A little more than a year ago, a main sewer line backed up into the basement of the IBSA building here in Springfield. Though the primary blockage turned out to be well outside our building, the plumbers also discovered a break in a secondary line. It was directly beneath the section of basement where IBSA’s Historical Library and Archives have been housed for decades.
In a typical year, the contents and maintenance of that museum-like room don’t require a great deal of time, except from a few devoted volunteers. But when a sewer line break demands that you carefully empty the room of its historic contents, seek to protect and organize them for an orderly reentry, then tear up the floor tile, jackhammer through the foundation’s concrete, dig a six-foot hole to find and repair the break, and then sanitize and renovate the room before returning its contents, well, let’s just say it’s one more way this past year hasn’t been typical.

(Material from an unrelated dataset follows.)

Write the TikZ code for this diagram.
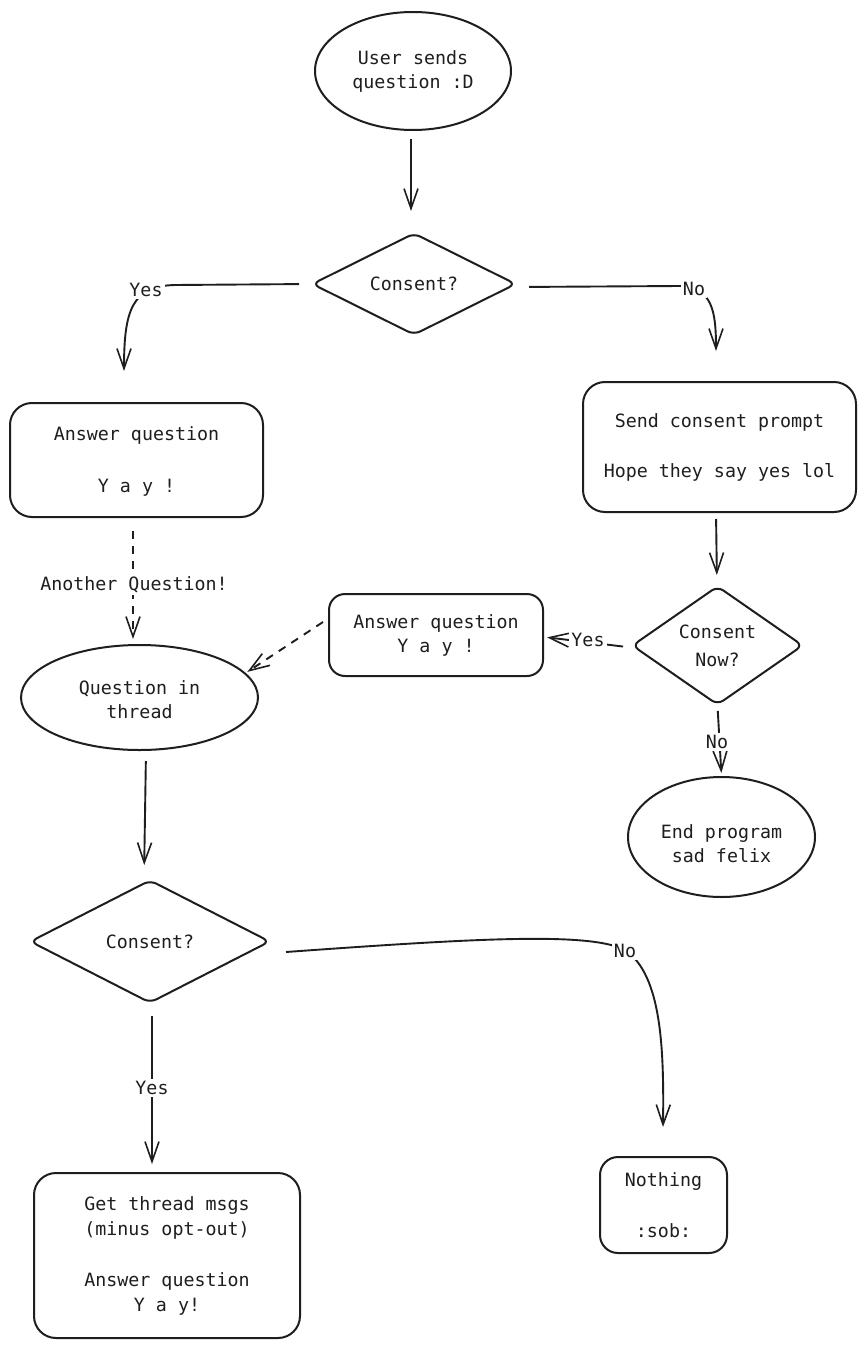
\documentclass[tikz,border=0pt]{standalone}
\usepackage{fontspec}
\setmonofont{DejaVu Sans Mono}
\usetikzlibrary{shapes.geometric,arrows.meta,calc}
\definecolor{ink}{HTML}{1E1E1E}
\definecolor{bg}{HTML}{FFFFFF}
\begin{document}
\begin{tikzpicture}[x=1pt,y=-1pt,
  txt/.style={font=\ttfamily\fontsize{18.3}{24}\selectfont, text=ink, align=center},
  base/.style={txt, draw=ink, line width=2pt, inner sep=0pt},
  oval/.style={base, ellipse},
  box/.style={base, rectangle, rounded corners=22pt},
  choice/.style={base, diamond, rounded corners=7pt},
  arr/.style={draw=ink, line width=1.9pt, -{Straight Barb[length=20pt,width=14pt,line width=1.6pt]}},
  darr/.style={arr, dash pattern=on 8pt off 7pt},
  lbl/.style={txt, fill=bg, inner sep=2pt}
]
\fill[bg] (0,0) rectangle (865,1348);
\useasboundingbox (0,0) rectangle (865,1348);

% nodes
\node[oval, minimum width=196pt, minimum height=118pt] (u) at (413,71) {User sends\\question :D};
\node[choice, minimum width=204pt, minimum height=92pt] (c1) at (414,284) {Consent?};
\node[box, minimum width=253pt, minimum height=114pt] (a1) at (136.5,460) {\rule{0pt}{17pt}Answer question\\[28pt]Y a y !};
\node[box, minimum width=273pt, minimum height=130pt] (s1) at (719.5,447) {Send consent prompt\\[26pt]Hope they say yes lol};
\node[choice, minimum width=171pt, minimum height=115pt] (c2) at (717.5,645.5) {Consent\\[4pt]Now?};
\node[box, minimum width=214pt, minimum height=82pt, rounded corners=16pt] (a2) at (436,635) {Answer question\\Y a y !};
\node[oval, minimum width=237pt, minimum height=105pt] (q) at (139.5,697.5) {\rule{0pt}{19pt}Question in\\thread};
\node[oval, minimum width=187pt, minimum height=120pt] (e) at (721.5,837) {\rule{0pt}{28pt}End program\\sad felix};
\node[choice, minimum width=240pt, minimum height=123pt] (d3) at (150,941.5) {Consent?};
\node[box, minimum width=266pt, minimum height=165pt] (g) at (167,1255.5) {Get thread msgs\\[1pt](minus opt-out)\\[27pt]Answer question\\[1pt]Y a y!};
\node[box, minimum width=127pt, minimum height=96pt, rounded corners=18pt] (n) at (663.5,1205) {Nothing\\[27pt]:sob:};

% connectors
\draw[arr, shorten <=8pt, shorten >=21pt] ($(u.south)+(-2,0)$) -- ($(c1.north)+(-3,0)$);

\draw[arr, shorten <=12pt] (c1.west) -- (175,285) .. controls (132,286) and (124,310) .. ($(a1.north)+(-12.5,-31)$);
\node[lbl] (y1) at (146,290) {Yes};

\draw[arr, shorten <=12pt] ($(c1.east)+(0,3)$) -- (680,286) .. controls (712,288) and (716,310) .. ($(s1.north)+(-3.5,-30)$);
\node[lbl] (n1) at (694,289) {No};

\draw[darr, shorten <=13pt, shorten >=5pt] ($(a1.south)+(-3.5,0)$) -- ($(q.north)+(-6.5,0)$);
\node[lbl] (aq) at (134,585) {Another Question!};

\draw[arr, shorten <=6pt, shorten >=10pt] ($(s1.south)+(-3.5,0)$) -- ($(c2.north)+(-0.5,0)$);

\draw[arr, shorten <=4pt, shorten >=3pt] ($(c2.west)+(-4,1.5)$) -- ($(a2.east)+(0,2)$);
\node[lbl] (y2) at (588,640) {Yes};

\draw[darr, shorten >=2pt] ($(a2.west)+(-5,-13)$) -- (q.13);

\draw[arr, shorten <=5pt, shorten >=3pt] (c2.south) -- (e.north);
\node[lbl] (n2) at (717,742) {No};

\draw[arr, shorten <=10pt, shorten >=14pt] ($(q.south)+(6.5,0)$) -- ($(d3.north)+(-6,0)$);

\draw[arr, shorten <=12pt, shorten >=8pt] ($(d3.south)+(2,0)$) -- ($(g.north)+(-15,0)$);
\node[lbl] (y3) at (152,1088) {Yes};

\draw[arr] ($(d3.east)+(15,10.5)$) .. controls (480,938) and (590,932) .. (625,950) .. controls (662,975) and (664,1050) .. ($(n.north)+(-0.5,-29)$);
\node[lbl] (n3) at (625,951) {No};
\end{tikzpicture}
\end{document}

Super-volunteers Susan Full and Deb Bier, both trained librarians and archivists, led the project to rescue and reorganize artifacts of Illinois Baptist history, with help from IBSA staff members like Barb Troeger and Jeff Deasy. In the process, practically every item was reevaluated, deduplicated, and either purged or restored into a new and orderly system for continued preservation and easier retrieval.
One of the final tasks in this restoration project was sorting through a stack of miscellaneous items that Susan and Deb set aside for my personal review. These included a large stack of ledger sheets from the 1960’s and earlier, where Cooperative Program and missions offering gifts from individual churches had been meticulously recorded by hand. There were also boxes of training materials that in themselves represented multiple generations of communication technology.
One box contained extra copies of IBSA Annuals from over the years. I expected to be able to discard most of them, until I noticed the handwritten names on some of the covers, and several notes and markings on the inner pages.
One was the personal desk copy of Dr. Jim Smith, who was IBSA’s Executive Director when the staff and office moved from Carbondale to Springfield in 1971. As we celebrated at the 2021 IBSA Annual Meeting, the move was an intentional missional effort to plant and serve churches throughout the entire state. But it wasn’t easy, and it wasn’t popular among many at the time.
Other Annuals belonged to Dr. Robert Hastings, editor of the Illinois Baptist newspaper for the better part of two decades, and my father’s friend and mentor. Still others bore the names of long-time servant leaders Janet Craynon and Melissa Phillips.
It’s probably no surprise that I decided to hold on to those “extra” Annuals, even if I have to convince my wife that we need to find a place for them at our house. There in that basement, alone among those boxes that day, I realized I wasn’t just analyzing artifacts or organizing records. I was handling hallowed history. And it is a history that includes sacrificially giving churches, evolving technology and training techniques, devoted servant leaders, and the daily tools they used to communicate and cooperate.
Someday we will all be part of that history. And we should all hope that something with our name on it will be worth keeping, because it somehow represents those same things for our era of history.
Our network of Baptist churches here in Illinois and the Kingdom work we do together span not only the geography of miles between churches but also the generations of time between leaders. In the words of songwriter Steve Green, “May those who come behind us find us faithful.”